## [WHAT YOU SHOULD DO]
Your copy of the material must match it exactly, except that pictures are dropped.

## [COLLECTED MATERIAL]

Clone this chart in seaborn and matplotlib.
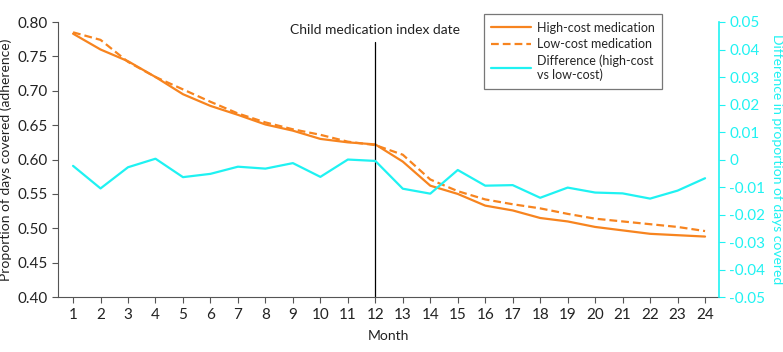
import numpy as np
import pandas as pd
import matplotlib
matplotlib.use("Agg")
import matplotlib.pyplot as plt
import seaborn as sns

sns.set_style("ticks")
plt.rcParams['font.family'] = ['Lato', 'DejaVu Sans']
plt.rcParams['axes.unicode_minus'] = False

# data
months = list(range(1, 25))
high_cost = [0.783, 0.760, 0.743, 0.720, 0.695, 0.678, 0.665, 0.651, 0.642, 0.630,
             0.625, 0.622, 0.597, 0.562, 0.550, 0.533, 0.526, 0.515, 0.510, 0.502,
             0.497, 0.492, 0.490, 0.488]
low_cost = [0.785, 0.774, 0.742, 0.720, 0.702, 0.684, 0.667, 0.654, 0.644, 0.636,
            0.626, 0.621, 0.607, 0.571, 0.554, 0.542, 0.535, 0.529, 0.521, 0.514,
            0.510, 0.506, 0.502, 0.496]
difference = [-0.0023, -0.0105, -0.0028, 0.0003, -0.0064, -0.0052, -0.0026, -0.0033,
              -0.0013, -0.0063, 0.0000, -0.0005, -0.0106, -0.0124, -0.0038, -0.0095,
              -0.0093, -0.0139, -0.0102, -0.0120, -0.0123, -0.0142, -0.0113, -0.0068]

left_ticks = [0.40, 0.45, 0.50, 0.55, 0.60, 0.65, 0.70, 0.75, 0.80]
right_ticks = [-0.05, -0.04, -0.03, -0.02, -0.01, 0, 0.01, 0.02, 0.03, 0.04, 0.05]
right_labels = ["-0.05", "-0.04", "-0.03", "-0.02", "-0.01", "0",
                "0.01", "0.02", "0.03", "0.04", "0.05"]

ORANGE = "#f7841f"
CYAN = "#1ff2f2"
GREY = "#555555"
TEXT = "#222222"

df = pd.DataFrame({"month": months, "high": high_cost, "low": low_cost, "diff": difference})

fig = plt.figure(figsize=(7.83, 3.52), dpi=100)
ax = fig.add_axes([0.074, 0.156, 0.844, 0.7815])
ax2 = ax.twinx()

sns.lineplot(data=df, x="month", y="high", ax=ax, color=ORANGE, lw=1.6,
             label="High-cost medication", legend=False)
sns.lineplot(data=df, x="month", y="low", ax=ax, color=ORANGE, lw=1.6,
             linestyle=(0, (3.5, 1.8)), label="Low-cost medication", legend=False)
sns.lineplot(data=df, x="month", y="diff", ax=ax2, color=CYAN, lw=1.6,
             label="Difference (high-cost\nvs low-cost)", legend=False)

ax.set_xlim(0.45, 24.5)
ax.set_ylim(0.40, 0.80)
ax2.set_ylim(-0.05, 0.05)
ax.set_xticks(months)
ax.set_yticks(left_ticks)
ax.set_yticklabels([f"{t:.2f}" for t in left_ticks])
ax2.set_yticks(right_ticks)
ax2.set_yticklabels(right_labels)

# index date marker
ax.plot([12, 12], [0.40, 0.771], color="black", lw=0.9)
ax.text(12, 0.789, "Child medication index date", ha="center", va="center",
        fontsize=10, color=TEXT)

for a in (ax, ax2):
    a.spines["top"].set_visible(False)
ax.spines["right"].set_visible(False)
ax.spines["left"].set_color(GREY)
ax.spines["bottom"].set_color(GREY)
ax2.spines["left"].set_visible(False)
ax2.spines["bottom"].set_visible(False)
ax2.spines["right"].set_color(CYAN)
ax2.spines["right"].set_linewidth(1.2)

ax.tick_params(axis="both", colors=GREY, labelcolor=TEXT, labelsize=11, length=4, width=0.8)
ax2.tick_params(axis="y", colors=CYAN, labelcolor=CYAN, labelsize=11, length=4, width=0.8)

ax.set_xlabel("Month", fontsize=10, color=TEXT, labelpad=6)
ax.set_ylabel("Proportion of days covered (adherence)", fontsize=10, color=TEXT, labelpad=4)
ax2.set_ylabel("Difference in proportion of days covered", fontsize=10, color=CYAN,
               rotation=270, labelpad=13)

h1, l1 = ax.get_legend_handles_labels()
h2, l2 = ax2.get_legend_handles_labels()
leg = ax2.legend(h1 + h2, l1 + l2, loc="upper left", bbox_to_anchor=(0.644, 1.029),
                 fontsize=9, frameon=True, fancybox=False, edgecolor=GREY,
                 handlelength=3.2, handletextpad=0.45, labelspacing=0.35,
                 borderpad=0.6, borderaxespad=0)
leg.get_frame().set_linewidth(0.9)

fig.savefig("out.png", dpi=100)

## [COMPLETE ANSWER]
Clone this chart in seaborn and matplotlib.
import numpy as np
import pandas as pd
import matplotlib
matplotlib.use("Agg")
import matplotlib.pyplot as plt
import seaborn as sns

sns.set_style("ticks")
plt.rcParams['font.family'] = ['Lato', 'DejaVu Sans']
plt.rcParams['axes.unicode_minus'] = False

# data
months = list(range(1, 25))
high_cost = [0.783, 0.760, 0.743, 0.720, 0.695, 0.678, 0.665, 0.651, 0.642, 0.630,
             0.625, 0.622, 0.597, 0.562, 0.550, 0.533, 0.526, 0.515, 0.510, 0.502,
             0.497, 0.492, 0.490, 0.488]
low_cost = [0.785, 0.774, 0.742, 0.720, 0.702, 0.684, 0.667, 0.654, 0.644, 0.636,
            0.626, 0.621, 0.607, 0.571, 0.554, 0.542, 0.535, 0.529, 0.521, 0.514,
            0.510, 0.506, 0.502, 0.496]
difference = [-0.0023, -0.0105, -0.0028, 0.0003, -0.0064, -0.0052, -0.0026, -0.0033,
              -0.0013, -0.0063, 0.0000, -0.0005, -0.0106, -0.0124, -0.0038, -0.0095,
              -0.0093, -0.0139, -0.0102, -0.0120, -0.0123, -0.0142, -0.0113, -0.0068]

left_ticks = [0.40, 0.45, 0.50, 0.55, 0.60, 0.65, 0.70, 0.75, 0.80]
right_ticks = [-0.05, -0.04, -0.03, -0.02, -0.01, 0, 0.01, 0.02, 0.03, 0.04, 0.05]
right_labels = ["-0.05", "-0.04", "-0.03", "-0.02", "-0.01", "0",
                "0.01", "0.02", "0.03", "0.04", "0.05"]

ORANGE = "#f7841f"
CYAN = "#1ff2f2"
GREY = "#555555"
TEXT = "#222222"

df = pd.DataFrame({"month": months, "high": high_cost, "low": low_cost, "diff": difference})

fig = plt.figure(figsize=(7.83, 3.52), dpi=100)
ax = fig.add_axes([0.074, 0.156, 0.844, 0.7815])
ax2 = ax.twinx()

sns.lineplot(data=df, x="month", y="high", ax=ax, color=ORANGE, lw=1.6,
             label="High-cost medication", legend=False)
sns.lineplot(data=df, x="month", y="low", ax=ax, color=ORANGE, lw=1.6,
             linestyle=(0, (3.5, 1.8)), label="Low-cost medication", legend=False)
sns.lineplot(data=df, x="month", y="diff", ax=ax2, color=CYAN, lw=1.6,
             label="Difference (high-cost\nvs low-cost)", legend=False)

ax.set_xlim(0.45, 24.5)
ax.set_ylim(0.40, 0.80)
ax2.set_ylim(-0.05, 0.05)
ax.set_xticks(months)
ax.set_yticks(left_ticks)
ax.set_yticklabels([f"{t:.2f}" for t in left_ticks])
ax2.set_yticks(right_ticks)
ax2.set_yticklabels(right_labels)

# index date marker
ax.plot([12, 12], [0.40, 0.771], color="black", lw=0.9)
ax.text(12, 0.789, "Child medication index date", ha="center", va="center",
        fontsize=10, color=TEXT)

for a in (ax, ax2):
    a.spines["top"].set_visible(False)
ax.spines["right"].set_visible(False)
ax.spines["left"].set_color(GREY)
ax.spines["bottom"].set_color(GREY)
ax2.spines["left"].set_visible(False)
ax2.spines["bottom"].set_visible(False)
ax2.spines["right"].set_color(CYAN)
ax2.spines["right"].set_linewidth(1.2)

ax.tick_params(axis="both", colors=GREY, labelcolor=TEXT, labelsize=11, length=4, width=0.8)
ax2.tick_params(axis="y", colors=CYAN, labelcolor=CYAN, labelsize=11, length=4, width=0.8)

ax.set_xlabel("Month", fontsize=10, color=TEXT, labelpad=6)
ax.set_ylabel("Proportion of days covered (adherence)", fontsize=10, color=TEXT, labelpad=4)
ax2.set_ylabel("Difference in proportion of days covered", fontsize=10, color=CYAN,
               rotation=270, labelpad=13)

h1, l1 = ax.get_legend_handles_labels()
h2, l2 = ax2.get_legend_handles_labels()
leg = ax2.legend(h1 + h2, l1 + l2, loc="upper left", bbox_to_anchor=(0.644, 1.029),
                 fontsize=9, frameon=True, fancybox=False, edgecolor=GREY,
                 handlelength=3.2, handletextpad=0.45, labelspacing=0.35,
                 borderpad=0.6, borderaxespad=0)
leg.get_frame().set_linewidth(0.9)

fig.savefig("out.png", dpi=100)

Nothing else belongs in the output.